Thursday, April 29, 2010

Pythagorus: Hesperus and Phosphorus (Evening and Morning Star)

Pythagorus is believed to have established (grounded ?) the belief (assertion ?) that Hesperus is Phosphorus and Phosphorus is Hesperus.
This is not to say that "Evening star" means "bearing the dawn" [Φωσφόρος, "bearer of light"].

First note that this is astronomy prior to experiment (Galileo) and astronomy prior to enhanced observation through instrument (Galileo's telescope or Newton's reflector telescope.)

To what extent can the Pythagorean "thetic" achievement be derided by Heidegger as more counting by a zealot?  Indeed, Heidegger's opposition to number is astonishing given the early work of Husserl.

Heidegger affirmed the value of "orienteering" for the hiker in the hills.  His Lage of Germany in geo-politics is in a pincers that is East and West (but not clearly so - see my notes on Heidegger and Taoism and the possibility that Heidegger envisaged the Chinese embracing his thought as an alternative to the trinity of Marxism, Buddhism and Confucianism.)

Consider the model of the telescope used by Herschel to discover Uranus.  Removed the telescope.  What remains is a device for taking line of sight: it depends on properties of triangles.  But need it be numeric?

Consider the use of "Wegmarken" - say, notched sticks to mark the height of the planet Venus on successive days.  With the season, such a row of markers would lie along different lines of sight.  Those lines of site require marking a standpoint - a viewpoint.

The Entdeckung which provides the "thetic" insight into the identity of the two stellar objects is not trivial even today.  In Australia, for some Aborigines, the appearance of Venus in the sky is as significant as the first glimpse of the new moon to Moslems.  In Canada, it has emerged that there is a confluence between the views of Christian aboriginal natives and traditionalist natives that the First People reject Darwinian evolution in favor of creation.

The critical objection to Darwin had been the age of the earth and the critical defense in that regard was that the sun could not have been "burning" for millenia.  We come back to Heraclitus and fire.

Venus is not blazing.  Gazing on Venus in a telescope will not blind you within seconds.  This is not mere practical knowledge with regard to the use of equipment.

What was not available to Pythagorus were the phases of Venus.  Would these have been mere "phenomena" for mention rather than grounds for assertoric thesis and a spur, a goad, to theoria?
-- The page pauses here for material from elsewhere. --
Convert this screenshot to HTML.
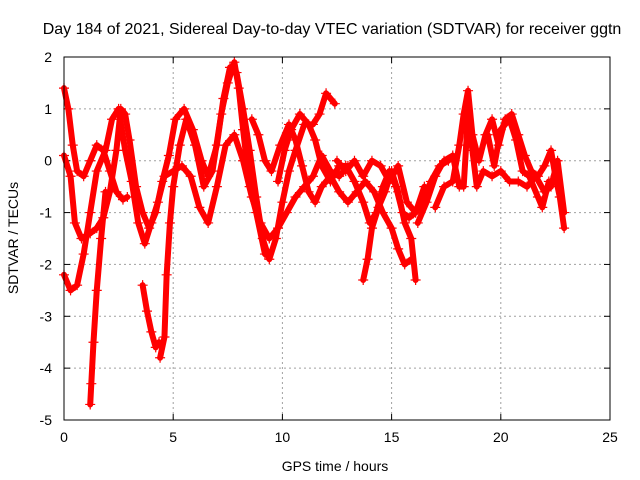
<!DOCTYPE html>
<html><head><meta charset="utf-8"><style>
body{margin:0;background:#fff}
svg{display:block;font-family:"Liberation Sans",sans-serif}
</style></head><body>
<svg id="chart" width="640" height="480" viewBox="0 0 640 480">
<text x="332" y="34" font-size="16" text-anchor="middle">Day 184 of 2021, Sidereal Day-to-day VTEC variation (SDTVAR) for receiver ggtn</text>
<text transform="translate(18,238) rotate(-90)" font-size="14" text-anchor="middle">SDTVAR / TECUs</text>
<text x="335" y="471" font-size="14" text-anchor="middle">GPS time / hours</text>
<g id="grid"></g><g id="axes"></g><g id="marks"></g>
<rect x="64" y="57" width="546" height="363" fill="none" stroke="#000" stroke-width="1"/>
</svg>
<script>
const xTicks=[0,5,10,15,20,25];
const yTicks=[2,1,0,-1,-2,-3,-4,-5];
const tracks=[
[[0,1.4],[0.2,1.0],[0.4,0.3],[0.6,-0.2],[0.9,-0.3],[1.2,0.0],[1.5,0.3],[1.8,0.2],[2.1,-0.2],[2.4,-0.6],[2.7,-0.75],[2.9,-0.7]],
[[0,0.1],[0.3,-0.3],[0.5,-1.2],[0.8,-1.5],[1.2,-1.4],[1.5,-1.3],[1.8,-1.1],[2.1,-0.6],[2.4,0.2],[2.6,1.0],[2.8,0.9],[3.0,0.4],[3.3,-0.5],[3.6,-1.0],[3.9,-1.3],[4.2,-1.0],[4.5,-0.4],[4.8,0.1],[5.1,0.8],[5.5,1.0],[5.9,0.6],[6.3,0.0],[6.6,-0.3],[7.0,0.3],[7.3,1.2],[7.6,1.8],[7.9,1.7],[8.2,1.0],[8.5,0.2],[8.8,-0.7],[9.1,-1.5],[9.4,-1.9],[9.7,-1.5],[10.0,-0.8],[10.3,-0.2],[10.6,0.2],[11.0,0.7],[11.4,0.7],[11.7,0.9],[12.0,1.3],[12.4,1.1]],
[[0,-2.2],[0.3,-2.5],[0.6,-2.4],[0.9,-1.8],[1.2,-1.0],[1.5,-0.2],[1.9,0.2],[2.2,0.8],[2.5,1.0],[2.8,0.2],[3.1,-0.4],[3.4,-1.2],[3.7,-1.6],[4.0,-1.2],[4.3,-0.8],[4.6,-0.3],[5.0,-0.2],[5.4,-0.1],[5.8,-0.3],[6.2,-0.9],[6.6,-1.2],[7.0,-0.5],[7.4,0.3],[7.8,0.5],[8.2,0.0],[8.6,-0.7],[9.0,-1.2],[9.4,-1.5],[9.8,-1.3],[10.2,-1.0],[10.6,-0.7],[11.0,-0.5],[11.4,-0.3],[11.8,0.1],[12.2,-0.2],[12.6,-0.3],[13.0,-0.1]],
[[1.9,-0.6],[1.7,-1.5],[1.5,-2.5],[1.35,-3.5],[1.25,-4.3],[1.2,-4.7]],
[[3.6,-2.4],[3.8,-2.9],[4.0,-3.3],[4.2,-3.6],[4.35,-3.5]],
[[4.4,-3.8],[4.6,-3.4],[4.7,-2.2],[4.85,-1.2],[5.0,-0.5],[5.3,0.3],[5.6,0.8],[6.0,0.3],[6.4,-0.5],[6.8,-0.2],[7.2,0.9],[7.5,1.5],[7.8,1.9],[8.0,1.4],[8.2,0.6],[8.5,-0.5],[8.8,-1.0],[9.2,-1.8]],
[[8.6,0.8],[8.9,0.5],[9.2,0.0],[9.5,-0.2],[9.9,0.3],[10.3,0.7],[10.6,0.4],[10.9,-0.1],[11.2,-0.6],[11.5,-0.8],[11.8,-0.5],[12.2,-0.3],[12.6,-0.6],[13.0,-0.8],[13.4,-0.6],[13.8,-0.4],[14.2,-0.6],[14.6,-1.0],[15.0,-1.3],[15.3,-1.7],[15.6,-2.0],[15.9,-1.9]],
[[9.8,-0.4],[10.1,0.2],[10.4,0.6],[10.8,0.9],[11.2,0.7],[11.5,0.4],[11.8,-0.1],[12.2,-0.4],[12.6,-0.1],[12.9,-0.1],[13.3,-0.4],[13.7,-0.8],[14.0,-1.2],[14.3,-1.0],[14.6,-0.5],[14.9,-0.2],[15.2,-0.5],[15.5,-1.0],[15.8,-1.1],[16.1,-1.0],[16.5,-0.7],[16.8,-0.4],[17.2,-0.1],[17.6,0.0]],
[[13.7,-2.3],[13.9,-1.9],[14.1,-1.3],[14.4,-0.9],[14.7,-0.6],[15.0,-0.2],[15.3,-0.6],[15.6,-1.2],[15.9,-1.5],[16.1,-2.3]],
[[12.5,0.0],[12.9,-0.2],[13.3,0.0],[13.7,-0.3],[14.1,0.0],[14.5,-0.1],[14.9,-0.4],[15.3,-0.1],[15.7,-0.8],[16.1,-1.0],[16.5,-0.5]],
[[16.2,-1.2],[16.6,-0.8],[17.0,-0.3],[17.4,0.0],[17.8,0.1],[18.1,-0.5],[18.3,-0.5],[18.5,0.9],[18.7,0.2],[18.9,-0.5],[19.2,-0.2],[19.6,-0.3],[20.0,-0.2],[20.4,-0.4],[20.8,-0.4],[21.2,-0.5],[21.6,-0.3],[22.0,-0.6],[22.3,-0.5],[22.6,0.0],[22.9,-1.0]],
[[17.0,-0.9],[17.4,-0.5],[17.8,-0.4],[18.1,0.3],[18.3,0.9],[18.5,1.35],[18.7,0.5],[19.0,0.0],[19.3,0.5],[19.6,0.8],[19.9,0.3],[20.2,0.8],[20.5,0.9],[20.8,0.5],[21.1,0.1],[21.4,-0.2],[21.7,-0.3],[22.0,-0.1],[22.3,0.2],[22.5,-0.3],[22.7,-0.7],[22.9,-1.3]],
[[19.4,0.5],[19.7,-0.1],[20.0,0.6],[20.4,0.8],[20.7,0.4],[21.0,-0.2],[21.3,-0.3],[21.7,-0.7],[21.9,-0.9],[22.2,-0.4]]
];
const X0=64,X1=610,Y0=57,Y1=420;
function sx(t){return X0+(t-0)/(25-0)*(X1-X0);}
function sy(v){return Y0+(2-v)/(2-(-5))*(Y1-Y0);}
const NS="http://www.w3.org/2000/svg";
function mk(tag,attrs,parent){const e=document.createElementNS(NS,tag);for(const k in attrs)e.setAttribute(k,attrs[k]);parent.appendChild(e);return e;}
const grid=document.getElementById('grid'),axes=document.getElementById('axes'),marks=document.getElementById('marks');
xTicks.forEach(t=>{const x=sx(t);
 if(t>0&&t<25){const g=mk('line',{x1:x,x2:x,y1:Y0,y2:Y1,stroke:'#a0a0a0','stroke-dasharray':'2,3'},grid);
 
 }
 mk('line',{x1:x,x2:x,y1:Y1,y2:Y1-6,stroke:'#000'},axes);
 mk('line',{x1:x,x2:x,y1:Y0,y2:Y0+6,stroke:'#000'},axes);
 const l=mk('text',{x:x,y:442,'font-size':14,'text-anchor':'middle'},axes);l.textContent=t;
 
 
});
yTicks.forEach(v=>{const y=sy(v);
 if(v<2&&v>-5){const g=mk('line',{x1:X0,x2:X1,y1:y,y2:y,stroke:'#a0a0a0','stroke-dasharray':'2,3'},grid);
 
 }
 mk('line',{x1:X0,x2:X0+6,y1:y,y2:y,stroke:'#000'},axes);
 mk('line',{x1:X1,x2:X1-6,y1:y,y2:y,stroke:'#000'},axes);
 const l=mk('text',{x:52,y:y+5,'font-size':14,'text-anchor':'end'},axes);l.textContent=v;
 
 
});
tracks.forEach((tr,i)=>{
 const g=mk('g',{},marks);
 
 
 mk('polyline',{points:tr.map(p=>sx(p[0])+','+sy(p[1])).join(' '),fill:'none',stroke:'#ff0000','stroke-width':6,'stroke-linejoin':'round','stroke-linecap':'round'},g);
 tr.forEach(p=>{const x=sx(p[0]),y=sy(p[1]);
  mk('path',{d:`M${x-5},${y}H${x+5}M${x},${y-5}V${y+5}`,stroke:'#ff0000','stroke-width':1.2},g);});
});
</script>
</body></html>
While pondering my project on Mercury and Anschauung, I happened to return to one of my personal discoveries: the lovely blue "snowball" nebula classified as NGC 7662.  On the night that I could not resist observing that single object - happened upon by chance, I was with others at an organized "dark sky" site.  I do not now recall if I was using an 8" SCT or a 6" refractor (I was not keeping a logbook of observations and achievements.)  With a 24" telescope such as my daughter may use at college, this would not be a lovely blue circular haze among more-or-less pin-point stars: it would have a visible structure.  With the Hubble photograph it was "unveiled" and with the LBT on Mount Graham there may be an even finer image.
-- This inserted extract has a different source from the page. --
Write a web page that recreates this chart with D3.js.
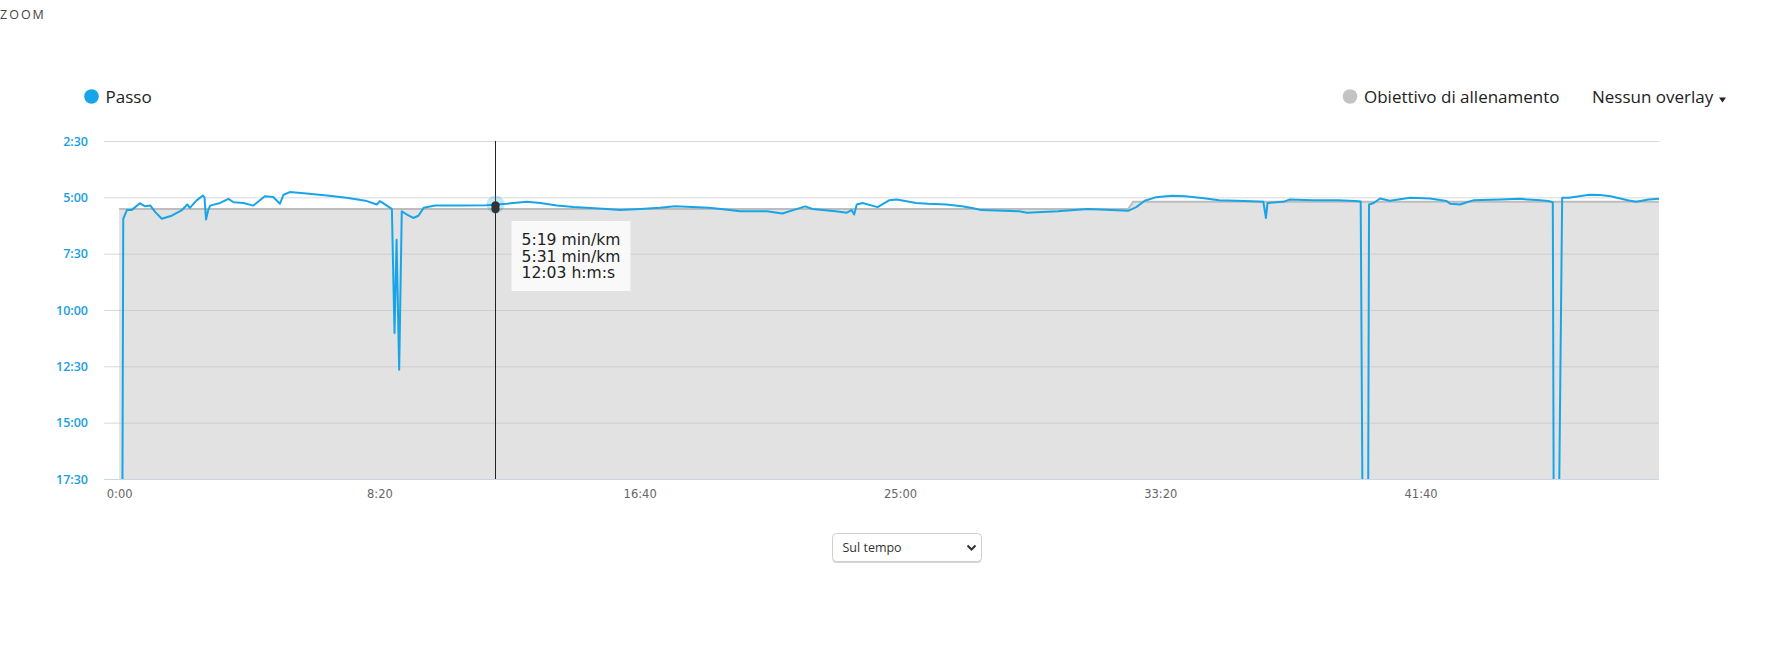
<!DOCTYPE html>
<html>
<head>
<meta charset="utf-8">
<script src="https://cdn.jsdelivr.net/npm/d3@7"></script>
<style>
  body { margin: 0; background: #fff; }
  svg { display: block; font-family: "Open Sans", sans-serif; }
</style>
</head>
<body>
<div id="chart"></div>
<script>
// Pace samples: elapsed seconds and pace in seconds per km (stops fall off the bottom)
const paceTime = [0, 6, 8, 15, 24, 40, 50, 60, 70, 82, 101, 120, 131, 136, 149, 161, 164, 167, 171, 175,
  194, 210, 220, 239, 258, 280, 296, 309, 316, 328, 360, 399, 437, 476, 495, 501, 521, 524, 529, 533,
  538, 543, 553, 565, 575, 585, 607, 655, 706, 723, 745, 783, 809, 841, 873, 937, 962, 1001, 1039, 1068,
  1133, 1156, 1193, 1244, 1274, 1295, 1318, 1332, 1376, 1398, 1407, 1412, 1417, 1428, 1457, 1479, 1494, 1531, 1553, 1589,
  1619, 1641, 1656, 1729, 1744, 1803, 1861, 1906, 1938, 1954, 1970, 1991, 2023, 2048, 2080, 2113, 2162, 2198, 2203, 2206,
  2236, 2248, 2293, 2342, 2374, 2385, 2389, 2399, 2401, 2410, 2422, 2441, 2480, 2518, 2550, 2557, 2576, 2589, 2601, 2653,
  2691, 2730, 2745, 2754, 2756, 2765, 2772, 2785, 2805, 2824, 2845, 2865, 2898, 2914, 2938, 2958];
const paceSec = [1250, 1250, 357, 334, 334, 316, 324, 322, 340, 357, 349, 335, 319, 328, 308, 295, 300, 359, 335, 322,
  315, 304, 313, 315, 322, 297, 299, 317, 293, 286, 290, 295, 301, 310, 319, 310, 328, 331, 661, 413,
  759, 337, 346, 355, 349, 328, 322, 322, 321, 319, 317, 312, 315, 322, 326, 331, 334, 331, 328, 324,
  328, 331, 337, 337, 343, 334, 324, 331, 337, 341, 334, 346, 319, 315, 326, 308, 306, 315, 317, 319,
  324, 329, 334, 337, 341, 337, 331, 334, 336, 326, 309, 300, 296, 297, 302, 308, 310, 312, 355, 315,
  312, 306, 308, 308, 310, 311, 1250, 1250, 319, 315, 303, 309, 301, 303, 310, 317, 319, 313, 308, 306,
  304, 308, 310, 313, 1250, 1250, 301, 301, 297, 293, 294, 297, 308, 312, 306, 304];

// Training target (seconds per km)
const targetTime = [0, 1938, 1948, 2958];
const targetSec = [331, 331, 312, 312];

const xTicks = [0, 500, 1000, 1500, 2000, 2500];
const yTicks = [150, 300, 450, 600, 750, 900, 1050];

// hovered point
const hoverTime = 723;
const hoverPace = 319;
const hoverTarget = 331;

const W = 1767, H = 657;
const plot = {left: 104, right: 1659, top: 141, bottom: 479};
const blue = "#18a5e8";

const svg = d3.select("#chart").append("svg")
  .attr("width", W)
  .attr("height", H);

const x = d3.scaleLinear().domain([-29, 2958]).range([plot.left, plot.right]);
const y = d3.scaleLinear().domain([150, 1050]).range([plot.top, plot.bottom]);

const fmt = s => Math.floor(s / 60) + ":" + String(Math.round(s % 60)).padStart(2, "0");

// ZOOM label
svg.append("text")
  .attr("x", 0)
  .attr("y", 18.5)
  .attr("fill", "#444")
  .style("font-size", "12.5px")
  .style("letter-spacing", "2px")
  .text("ZOOM");

// Grid + y axis
svg.append("g")
  .attr("class", "y axis")
  .attr("transform", `translate(${plot.left},0)`)
  .call(d3.axisLeft(y)
    .tickValues(yTicks)
    .tickSize(-(plot.right - plot.left))
    .tickPadding(16)
    .tickFormat(fmt))
  .call(g => g.select(".domain").remove())
  .call(g => g.selectAll("line").attr("stroke", "#d9d9d9"))
  .call(g => g.selectAll("text")
    .attr("fill", "#1a9ee0")
    .style("font-family", "Open Sans")
    .style("font-size", "12.5px")
    .style("font-weight", 600));

// Target area and line
const target = targetTime.map((t, i) => ({t: t, v: targetSec[i]}));

svg.append("path")
  .datum(target)
  .attr("fill", "rgba(190,190,190,0.45)")
  .attr("d", d3.area().x(d => x(d.t)).y0(y(1050)).y1(d => y(d.v)));

svg.append("path")
  .datum(target)
  .attr("fill", "none")
  .attr("stroke", "#bdbdbd")
  .attr("stroke-width", 2)
  .attr("d", d3.line().x(d => x(d.t)).y(d => y(d.v)));

// Pace line, clipped to the plot
svg.append("clipPath").attr("id", "clip")
  .append("rect")
  .attr("x", plot.left).attr("y", plot.top)
  .attr("width", plot.right - plot.left).attr("height", plot.bottom - plot.top);

const pace = paceTime.map((t, i) => ({t: t, v: paceSec[i]}));

svg.append("path")
  .datum(pace)
  .attr("clip-path", "url(#clip)")
  .attr("fill", "none")
  .attr("stroke", blue)
  .attr("stroke-width", 2)
  .attr("stroke-linejoin", "round")
  .attr("d", d3.line().x(d => x(d.t)).y(d => y(d.v)));

// x axis
svg.append("g")
  .attr("class", "x axis")
  .attr("transform", `translate(0,${plot.bottom})`)
  .call(d3.axisBottom(x).tickValues(xTicks).tickSize(0).tickPadding(11).tickFormat(fmt))
  .call(g => g.select(".domain").attr("stroke", "#ccd6eb").attr("d", `M${plot.left},0.5H${plot.right}`))
  .call(g => g.selectAll("text")
    .attr("fill", "#666")
    .style("font-family", "DejaVu Sans")
    .style("font-size", "11.5px"));

// Crosshair + markers
const hx = Math.round(x(hoverTime)) + 0.5;
svg.append("line")
  .attr("x1", hx).attr("x2", hx)
  .attr("y1", plot.top).attr("y2", plot.bottom)
  .attr("stroke", "#222")
  .attr("stroke-width", 1);

svg.append("circle")
  .attr("cx", hx).attr("cy", y(hoverPace))
  .attr("r", 9)
  .attr("fill", "rgba(24,165,232,0.25)");

svg.append("circle")
  .attr("cx", hx).attr("cy", y(hoverPace) + 1)
  .attr("r", 4.2)
  .attr("fill", "#333");

svg.append("circle")
  .attr("cx", hx).attr("cy", y(hoverTarget))
  .attr("r", 4.2)
  .attr("fill", "#333");

// Tooltip
const tip = svg.append("g").attr("transform", `translate(${hx + 16},221)`);
tip.append("rect")
  .attr("width", 119)
  .attr("height", 70)
  .attr("fill", "rgba(251,251,251,0.92)");

tip.selectAll("text")
  .data([fmt(hoverPace) + " min/km", fmt(hoverTarget) + " min/km", fmt(hoverTime) + " h:m:s"])
  .enter()
  .append("text")
  .attr("x", 10)
  .attr("y", (d, i) => 24 + i * 16.7)
  .attr("fill", "#222")
  .style("font-family", "DejaVu Sans")
  .style("font-size", "15.6px")
  .text(d => d);

// Legend
svg.append("circle").attr("cx", 91.5).attr("cy", 96.5).attr("r", 7.3).attr("fill", blue);
svg.append("text").attr("x", 105.5).attr("y", 103).attr("fill", "#222")
  .style("font-size", "17px").text("Passo");

svg.append("circle").attr("cx", 1350).attr("cy", 96.5).attr("r", 7.3).attr("fill", "#c3c3c3");
svg.append("text").attr("x", 1364).attr("y", 103).attr("fill", "#222")
  .style("font-size", "17px").text("Obiettivo di allenamento");

svg.append("text").attr("x", 1592).attr("y", 103).attr("fill", "#222")
  .style("font-size", "17px").text("Nessun overlay");
svg.append("path").attr("d", "M1719,97.5h7l-3.5,5z").attr("fill", "#222");

// Select box
const sel = svg.append("g").attr("transform", "translate(832.5,533.5)");
sel.append("rect")
  .attr("x", 0).attr("y", 1.5)
  .attr("width", 149).attr("height", 28).attr("rx", 4)
  .attr("fill", "#d6d6d6");
sel.append("rect")
  .attr("width", 149).attr("height", 28).attr("rx", 4)
  .attr("fill", "#fff")
  .attr("stroke", "#cfcfcf");
sel.append("text")
  .attr("x", 10).attr("y", 18.5)
  .attr("fill", "#333")
  .style("font-size", "12.5px")
  .text("Sul tempo");
sel.append("path")
  .attr("d", "M135,12l4,4l4,-4")
  .attr("fill", "none")
  .attr("stroke", "#333")
  .attr("stroke-width", 2);
</script>
</body>
</html>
The distance to NGC 7662 has been problematic - not that the distance could be given in more than orders of magnitude with a theory of error - and expressed as Parsec or as AU.

How long would a student persist in looking to identify the moons of Venus?  How many repeat observations over what period of time?  What would be the responsibility of the teacher?  What are our values in this regard?

What Heidegger could not envisage was the poet astronomer.  The poet with an axe, chopping wood, yes.  The poet who laboured as a forester, yes.

Herschel was a musician, perhaps not so unlike Pythagorus.  The music he composed is now utterly neglected, forgotten.  His sister is forgotten where Nietzsche's sister is remembered.

note: observation, asterism, constellation
note: the future of Ursa Maj. for observers on earth.
note: Heidegger on Greek portrayals of female goddess
note: Herschel's lively imagination
note: Heidegger's scorn for differentiating and classifying versus the achievement of Edwin Hubble

1 comment:

  1. When Herschel sees Uranus as a comet [note this comparison to the stars in his refractor) - what is his error in the Heideggerian critique of mathematizing size?
    How is a comet to be understood as different from a massive planet? Does Heidegger respond that it was not "always" a planet? Is it a matter of indifference that it's axis lies in the planetary plane? Or does this hint at history - a great event?